Kein Sheriff, kein Meilensammler und ja kein Schreibtischregulator – Thomas Sutter von der Bankiervereinigung nennt sechs Kriterien für die Wahl des neuen Finma-Chefs.
Thomas Sutter ist Leiter Kommunikation und Mitglied der Geschäftsleitung bei der Schweizerischen Bankiervereinigung
Hals über Kopf machte sich der Direktor der Finma vom Acker. Der abrupte Abgang von Patrick Raaflaub regt Medien und Politik naturgemäss zum Spekulieren an.
Von «Überforderung» bis «zermürbt vom Kleinkrieg mit den Beaufsichtigten» konnte man alles lesen. Raaflaub hat sich durch seine fordernde und manchmal etwas forsche Art und der Tendenz zu «einsamen» Entscheiden nicht nur Freunde in seiner Branche geschaffen. Gemach.
Wir müssen in die Zukunft schauen. Dabei ist es – anders als dies provinzielle Politiker oder engstirnige Blogger suggerieren – absolut egal, ob der neue Finma-Chef ein Ausländer ist. Es gibt andere, viel wichtigere Kriterien:
Unabhängigkeit und Praxiserfahrung
Erstens muss der neue Finma-Direktor eine starke Persönlichkeit sein und unabhängig von den Beaufsichtigten agieren. Jawohl, Sie lesen richtig. Die Banken brauchen eine starke Regulierungsbehörde, denn nur sie garantiert Reputation im Ausland. Nur sie wird vom Ausland anerkannt und von Brüssel mit dem wichtigen Gütesiegel der Äquivalenz versehen.
Zweitens soll es jemand mit Praxiserfahrung sein. Wir wollen nicht einen Schreibtischregulator, der keine Ahnung hat, wie Eigenmittelanforderungen auf das Kreditgeschäft wirken und damit auch Auswirkungen auf die Kreditversorgung einer ganzen Volkswirtschaft haben können.
Keine Vollkaskoregulierung
Drittens muss der neue Boss seine Regulierungen immer auch auf die Marktfähigkeit prüfen. Eine Vollkaskoregulierung mag auf dem Papier toll ausschauen. Sie wird aber dazu führen, dass es bald nichts mehr zu regulieren gibt. Präzision, Geschwindigkeit und Verständnis für das Geschäft gehören ebenfalls in diesen Bereich.
Viertens erwarten wir Augenmass in der Regulierungsbreite getreu dem Motto, dass nicht alles, was reguliert werden kann, auch reguliert werden muss.
Fünftens ist ein Verständnis für die Mechanismen des politischen Systems der Schweiz essentiell.
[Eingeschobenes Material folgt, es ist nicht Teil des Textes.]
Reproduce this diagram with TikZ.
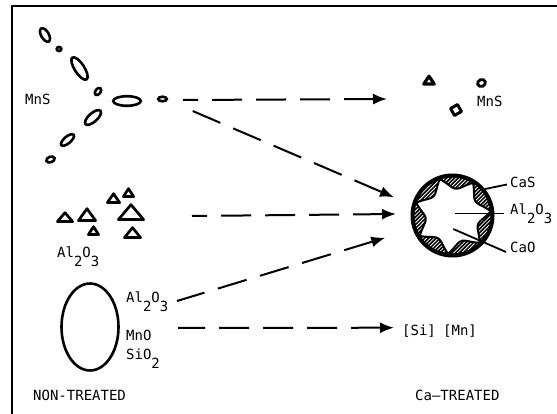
\documentclass[tikz,border=0pt]{standalone}
\usepackage{fontspec}
\setmonofont{DejaVu Sans Mono}
\usetikzlibrary{arrows.meta}
% chemical subscripts set at full size, dropped below the line
\newcommand\lowr[1]{\raisebox{-8.5pt}{#1}}
% outlined triangular inclusion: centre x, base y, apex y, width
\newcommand\tri[4]{\draw[particle] ({#1-#4/2+1.4},{#2-1.4}) -- ({#1+#4/2-1.4},{#2-1.4}) -- (#1,{#3+1.7}) -- cycle;}
\begin{document}
\begin{tikzpicture}[x=1pt,y=-1pt,
  lbl/.style={anchor=base west,inner sep=0pt,font=\fontsize{14}{16}\selectfont\ttfamily},
  incl/.style={line width=2.6pt},
  particle/.style={line width=2.7pt,line join=round},
  darrow/.style={line width=2pt,dash pattern=on 30pt off 14pt,{Latex[length=14pt,width=11pt]}-},
  leader/.style={line width=1.8pt}]
\useasboundingbox (0,0) rectangle (557,414);

% frame
\draw[line width=2pt] (11.7,414) -- (11.7,6) -- (557,6);

% ---------- non-treated side ----------
% MnS stringers
\draw[incl,rotate around={-60:(45,35)}] (45,35) ellipse [x radius=7.5,y radius=3.8];
\draw[incl] (59,49) ellipse [x radius=2.3,y radius=2];
\draw[incl,rotate around={-57:(79.5,68.5)}] (79.5,68.5) ellipse [x radius=13,y radius=4.8];
\draw[incl,rotate around={55:(98,91.5)}] (98,91.5) ellipse [x radius=4,y radius=2.6];
\draw[incl] (127,101) ellipse [x radius=13.8,y radius=4.8];
\draw[incl] (162.5,99) ellipse [x radius=4.3,y radius=2.3];
\draw[incl,rotate around={42:(93,117.5)}] (93,117.5) ellipse [x radius=10,y radius=4.3];
\draw[incl,rotate around={40:(67.5,140)}] (67.5,140) ellipse [x radius=8,y radius=3.4];
\draw[incl,rotate around={20:(50.5,159.5)}] (50.5,159.5) ellipse [x radius=4.3,y radius=2.8];
\node[lbl] (mnsA) at (25,105) {MnS};

% alumina clusters
\tri{65}{223}{211}{18}
\tri{87}{222}{207}{20}
\tri{93.5}{236}{225}{13}
\tri{113.5}{204}{192}{15}
\tri{128.5}{198}{187}{13}
\tri{131}{221}{203}{28}
\tri{132.5}{239}{226}{19}
\node[lbl] (alA) at (57,258) {Al\lowr{2}O\lowr{3}};

% complex oxide
\draw[line width=2.6pt] (90,327) ellipse [x radius=28.5,y radius=43.5];
\node[lbl] (alB) at (126,302.5) {Al\lowr{2}O\lowr{3}};
\node[lbl] (mno) at (126,340) {MnO};
\node[lbl] (sio) at (126,359.5) {SiO\lowr{2}};
\node[lbl] (nt) at (33,400) {NON-TREATED};

% ---------- Ca-treated side ----------
% modified sulphides
\draw[line width=3.2pt,line join=round] (423.8,84) -- (434.2,84) -- (429,76.2) -- cycle;
\draw[incl,line width=2.8pt,rotate around={20:(481.5,83)}] (481.5,83) ellipse [x radius=4,y radius=3.4];
\draw[particle,line width=3pt,rotate around={30:(456,110)}] (452,106) rectangle (460,114);
\node[lbl] (mnsB) at (477,107) {MnS};

% duplex calcium aluminate inclusion
\fill (452.5,215.5) circle (42);
\begin{scope}
  \clip (452.5,215.5) circle (37.8);
  \foreach \i in {-64,-60.2,...,64}
    \draw[white,line width=0.8pt] ({452.5+\i-45},{215.5+45}) -- ({452.5+\i+45},{215.5-45});
\end{scope}
\filldraw[fill=white,line width=2pt]
  plot[domain=0:360,samples=253,variable=\t]
  ({452.5+(38.5-11.5*abs(sin(3.5*(\t-6.3))))*cos(\t)},{215.5-(38.5-11.5*abs(sin(3.5*(\t-6.3))))*sin(\t)}) -- cycle;

\coordinate (casA) at (485,189);
\coordinate (casB) at (507,184.5);
\coordinate (alcA) at (455,213.5);
\coordinate (alcB) at (504,213.5);
\coordinate (caoA) at (453.3,229);
\coordinate (caoB) at (506,252);
\draw[leader] (casA) -- (casB);
\draw[leader] (alcA) -- (alcB);
\draw[leader] (caoA) -- (caoB);
\node[lbl] (cas) at (510,188) {CaS};
\node[lbl] (alC) at (510,215) {Al\lowr{2}O\lowr{3}};
\node[lbl] (cao) at (510,253) {CaO};

\node[lbl] (si) at (402,335) {[Si]};
\node[lbl] (mn) at (443,335) {[Mn]};
\node[lbl] (ct) at (415,400) {Ca—TREATED};

% ---------- transformation arrows ----------
\coordinate (s1) at (183,100);   \coordinate (e1) at (387,99);
\coordinate (s2) at (188,109);   \coordinate (e2) at (394,197.3);
\coordinate (s3) at (192,216);   \coordinate (e3) at (396,214);
\coordinate (s4) at (177,301);   \coordinate (e4) at (385.3,237.7);
\coordinate (s5) at (178,328);   \coordinate (e5) at (394,327.7);
\draw[darrow] (e1) -- (s1);
\draw[darrow] (e2) -- (s2);
\draw[darrow] (e3) -- (s3);
\draw[darrow] (e4) -- (s4);
\draw[darrow] (e5) -- (s5);
\end{tikzpicture}
\end{document}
Wir brauchen keinen Sheriff, sondern einen vertrauensvollen Partner, der sich vernetzen kann und will.
Guter Verkäufer
Und sechstens schliesslich soll der neue Direktor etwas für die Wettbewerbssituation des Finanzplatzes im Ausland tun. Dabei geht es nicht um PR oder sinnloses Meilensammeln auf Roadshows.
Nein, wir benötigen schlicht und einfach einen Regulator, der sich nicht zu schade dafür ist, die Vorzüge des Finanzplatz gezielt im Ausland zu propagieren. Bei anderer Gelegenheit schielt man in der Einsteinstrasse (Sitz der Finma in Bern) auch immer darauf, was andere Regulatoren tun. Hier ist nun kopieren wirklich erwünscht!
Ich warte mit Spannung auf die Wahl des neuen Direktors und hoffe, dass der Wahl auch eine offene und saubere Analyse der Ära Raaflaub zu Grunde liegt. Der Posten ist für die Zukunft des Finanzplatzes schlicht zu wichtig, als dass man einfach zur Tagesordnung übergehen sollte.